Perfectly located on Russell Street, the five-star boutique hotel is walking distance from all six stages and keeps the theatrics going with its costumed door staff and look-at-me approach to interior styling. (Think ceramic rabbits in the shower and experimental theatre-style voice-overs in the lifts). Guests get star treatment when it comes to entry to the popular rooftop bar – we sailed past lines of locals waiting in the foyer on our Friday night visit. Funky and fun in everything from menus to room details. And a stroll from all the great bars and theatres you will want to visit.

133 Russell Street, see


A design-driven space showcasing video installations, modern art and fine Italian food, Di Stasio offers pre-theatre diners a mix of elegant tradition and modern thinking. A giant piece of public artwork on the outside of the building is the signal that you've arrived, while a tunnel-style entrance guides diners into the industrial gallery-cum-restaurant.

Italian-themed music wafts and a video by indigenous artist Reko Rennie plays behind the bar, while the suited and charming maître d' serves a range of delectable fare we talk about for the rest of the weekend.

45 Spring Street, see



We dine in Federici Bistro located inside the freshly facelifted Princess Theatre where Harry Potter and The Cursed Child has been bewitching full houses since it opened earlier this year.

The restaurant, named after an actor who died onstage in 1888, is buzzing with theatre-goers dining in the break between the two-act play, and is so Euro-pretty its easy to make-believe you're in Paris.

Cocktails, champagne and speedy service – and the opportunity to mingle and chat with fellow audience members – make it the perfect spot to refuel without breaking the spell.

163 Spring Street, see


In keeping with Melbourne's penchant for hidden bars, unmarked entries and pop-up laneway diners, guests reach rooftop Bomba from lifts in a nondescript office foyer. Five floors up however, you can channel your inner diva and make an entrance through draped velvet curtains that separate the lift doors and bar proper.

Discover a tapas-menu, 30 bottled beers, cocktails and a treetops-meets-twinkling skyscraper city vista. Five minutes from the Comedy Theatre, perfect for pre or post-show drinks.

103 Lonsdale Street, see


Less razzle-dazzle than a traditional musical theatre, more captivating characters singing across two hours of fast and furious story telling. Watch each character play multiple people and marvel at how seamless choreography with chairs changes the set from a bar, to a hanger to a plane and back again.

Showcasing the little-known story of the townsfolk of Gander, Canada, who welcomed 38 plane-loads of passengers to their tiny town on the morning of September 11 as US airspace shut down after the twin towers collapsed. Unlikely topic, yet enthralling entertainment. Currently scheduled to run until Sunday, October 13.

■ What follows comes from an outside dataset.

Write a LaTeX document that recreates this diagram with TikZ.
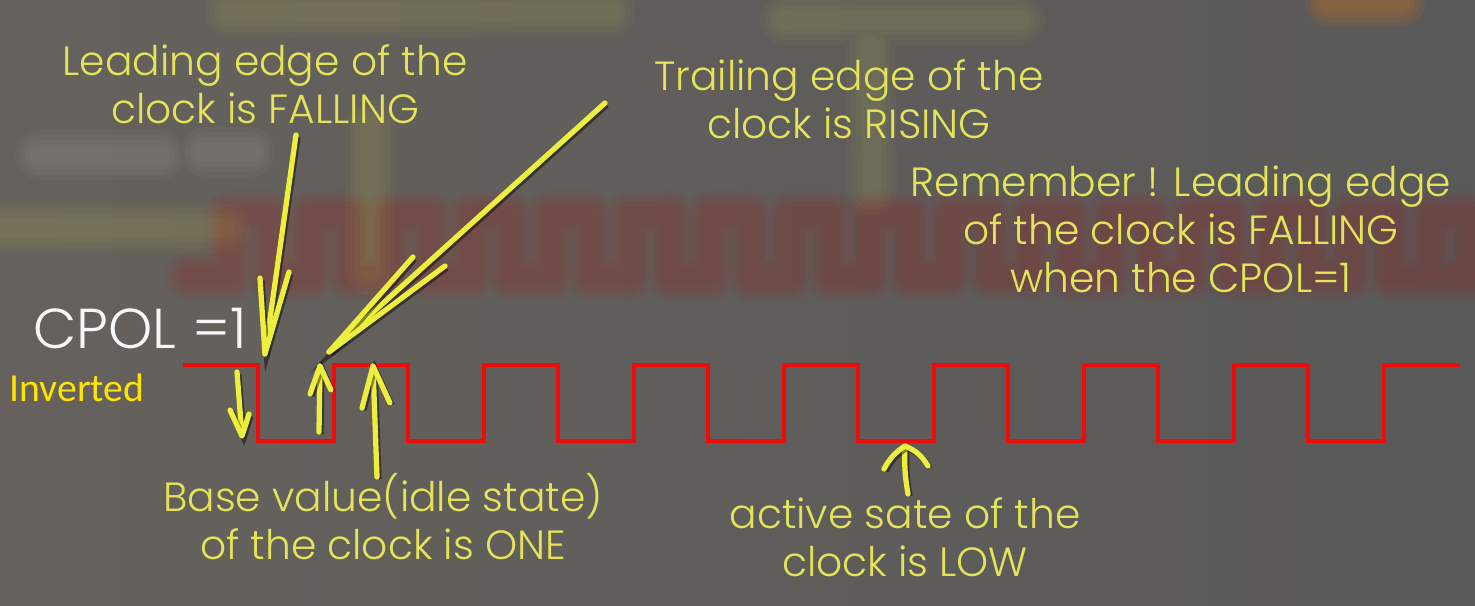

240 Exhibition Street, see


Melbourne's latest entrant into the wee-hour world, Bar Margaux is all the talk among the theatre set as the new French bistro opens until 5am.

Serving an array of French comfort food and bistro classics such as Croque Monsieur, steak tartare, frites and a selection of charcuterie plus champagne and cocktails, Bar Margaux also has a late night menu perfect for post show patrons.

Basement, 111 Lonsdale Street, see

Angie Kelly was a guest of Visit Victoria.


Sean Rees-Wemyss, Albus Potter in Harry Potter and the Cursed Child

"I often find myself at Butcher's Diner after shows. I don't eat meat or dairy, and despite its name, they have great options for vegetarians and vegans. They're open 24 hours, which is a major bonus for our schedule. For me, no bar will ever beat Lane's Edge. Everything about it is awesome – it's warm, well priced and incredibly cozy."

Sarah Morrison, Janice the Reporter in Come From Away

"If I just want a snack Bomba has great options and I love the rooftop feel. If it's a bigger meal then either Butcher's Diner, which has amazing burgers, Bodega for Mexican or Pellegrini's for pasta. My favourite spaces for a post-show beverage are intimate, have comfy seating and the music isn't too loud. Siglo, 1806 and City Wine Shop are regular haunts. Self Preservation also ticks most of these boxes and does really good chocolate drinks too."

Tom Wren, Draco Malfoy in Harry Potter and the Cursed Child

"After part one of the show, I'll head to Pelligrinis, where I'll have a quick plate of pasta with two slices of bread, washed down with a granita followed by a double espresso, and I'm good to go for part two! For post-show drinks, Arlechin for a quiet cocktail and catch up or the Imperial Hotel for a pint and to watch the last quarter of the footy."